In the compilation benchmark, you can think of the performance as being measured in "compilations per second" (since the compilation takes many seconds, the numerical value would be less than one).
So whatever the benchmark, the performance can be stated as "operations per second" for some definition of operation (compilation, frame render, etc.). The denominator is Power (or average Power) which is equal to Energy per second. So in all cases:
But since the computational task is the same for each CPU within a given benchmark, we can define (normalize) the operation to always be equal to 1 (for any benchmark) -- in other words, one operation equals one compilation, one set of frame renderings, etc.Code:
Performance per Watt = ( operations / sec ) / ( Energy / sec ) = operations / Energy
Bottom line is that comparing relative Performance per Watt among various CPUs is equivalent to comparing the reciprocal of total energy required to complete the computation for each CPU. And total energy required can be determined by first finding the average power consumed during the computation and multiplying that by the time required to complete the computation. This is exactly what tuke81 did in his graph in this thread.

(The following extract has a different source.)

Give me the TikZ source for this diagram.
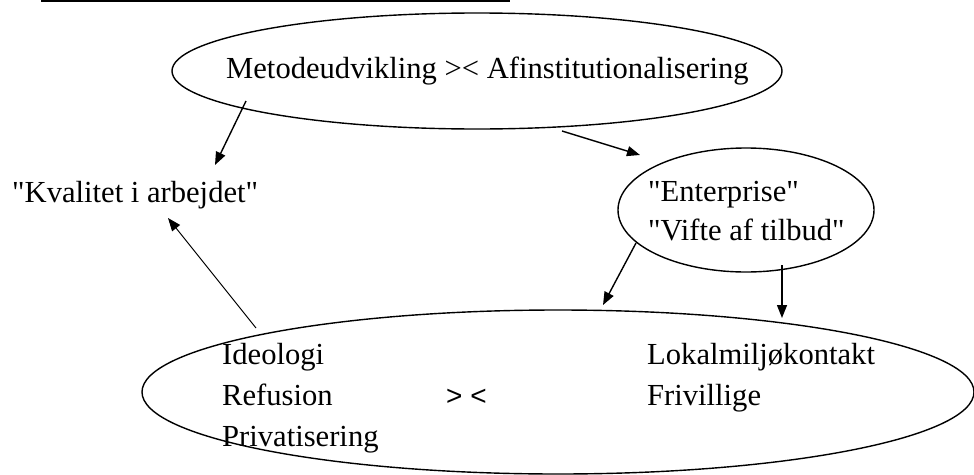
\documentclass[tikz,border=0pt]{standalone}
\usepackage{fontspec}
\setmainfont[Ligatures=TeXOff]{Liberation Serif}
\newfontfamily\sansfont{Liberation Sans}
\usetikzlibrary{shapes.geometric,arrows.meta}
\begin{document}
\begin{tikzpicture}[x=1pt,y=-1pt,
    oval/.style={draw,ellipse,inner sep=0pt,line width=1.4pt},
    txt/.style={anchor=base west,inner sep=0pt,font=\fontsize{30.6}{41}\selectfont},
    arr/.style={-{Triangle[length=13pt,width=10pt]},line width=1.4pt}]
  \useasboundingbox (0,0) rectangle (974,474);
  % title underline (title text itself is cut off)
  \draw[line width=1.6pt] (41,1) -- (510,1);
  % ellipses
  \node[oval,minimum width=610pt,minimum height=116pt] (metode) at (477,71) {};
  \node[oval,minimum width=256pt,minimum height=124pt] (enterprise) at (746,210) {};
  \node[oval,minimum width=832pt,minimum height=164pt] (lokal) at (558,392) {};
  % texts
  \node[txt] (metodetxt) at (226,78) {Metodeudvikling >< Afinstitutionalisering};
  \node[txt] (kvalitet) at (12,202) {"Kvalitet i arbejdet"};
  \node[txt] (enterprisetxt) at (648,201) {"Enterprise"};
  \node[txt] (vifte) at (648,240) {"Vifte af tilbud"};
  \node[txt] (ideologi) at (222,364) {Ideologi};
  \node[txt] (refusion) at (222,405) {Refusion};
  \node[txt] (privat) at (222,446) {Privatisering};
  \node[txt,font=\sansfont\fontsize{28}{41}\selectfont] (mod) at (446,405) {> <};
  \node[txt] (lokalmiljo) at (647,364) {Lokalmiljøkontakt};
  \node[txt] (frivillige) at (647,405) {Frivillige};
  % arrow ends
  \coordinate (m1) at (246,101);
  \coordinate (k1) at (215,165);
  \coordinate (m2) at (562,131);
  \coordinate (e1) at (640,155);
  \coordinate (l1) at (256,328);
  \coordinate (k2) at (168,218);
  \coordinate (e2) at (636,243);
  \coordinate (l2) at (603,305);
  \coordinate (e3) at (782,265);
  \coordinate (l3) at (782,318);
  % arrows
  \draw[arr] (m1) -- (k1);
  \draw[arr] (m2) -- (e1);
  \draw[arr,line width=1pt] (l1) -- (k2);
  \draw[arr] (e2) -- (l2);
  \draw[arr] (e3) -- (l3);
\end{tikzpicture}
\end{document}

Just to be clear, I wasn't trying to come up with a new formula, just trying to break what seemed to be a discussion looping around the fact that sometimes time mattered and sometimes it didn't. Agree that you can always include time as long as it's also included in the numerator for things like FPS benchmarks to properly calculate the total # of "operations".
Also how is it possible, that in Unigine Tropics v1.3 the i7 3770 is faster than any of the Haswells? Could it be, that there is something wrong with the gpu turbo or the Haswell driver?
To complicate further and just generally mess with people, isn't this what some people are grasping for:
Performance/Total energy expended = (1/sec)/(average watt * sec) =(1/sec)*(1/watt*sec) = 1/watts*sec^2
This to equate a computer thats twice as fast but uses double the energy to complete a certain workload as the comparison. Though i agree it's an odd metric. :D
Well while using SI-units like joules are ok. I have always used Wh for electric energy(batteries and electric grid). Like i.e. c-ray bench would be:
The other thing what puzzles me is the used power supply. Is the power supply efficiency bothered at all in the tests? Efficiency is lower the less percentage of power load is used from power supply rating.
Lets assume that platinium rated 450W power supply is used, then i.e. kaveri uses approx 90*119W/100=107.1W power which is actually 100%*107.1W/450W=23.8% load. 23.8% load in platinium rating uses over 90% efficiency so math is fine.
But now let see the least power usage scenario. i3 2120 uses approx 90*58.8W/100=52.92W power which is 100%*52.92W/450W=11.76% load. 11.76% load on platinium rated power supply is no where near at 90% efficiency the real efficiency will be closer to 80% and real cpu power consumption is in real lower.
But of course used power is what is measured. But the thing is if you want to omit power supply efficiency from equation you
a) have to take care that power supply efficiency curve is known and calculate real system power usage omitting power supply all together or
b) use small enough power supply that load is between 20%-100% with all cpus.
The thing is, I cannot imagine a situation where it would be more useful to know the Performance per Joule instead of knowing the energy AND time required to complete the operation (which is what we know from phoronix's timed benchmark combined with tuke81's graph). If you are trying to minimize energy usage, you choose the one that used the lowest energy to complete the operation. If you have to complete the operation in minimum time, you choose the one that completed the operation in the shortest amount of time.
Therefore, I agree that Performance per Joule is an "odd metric". Not very useful.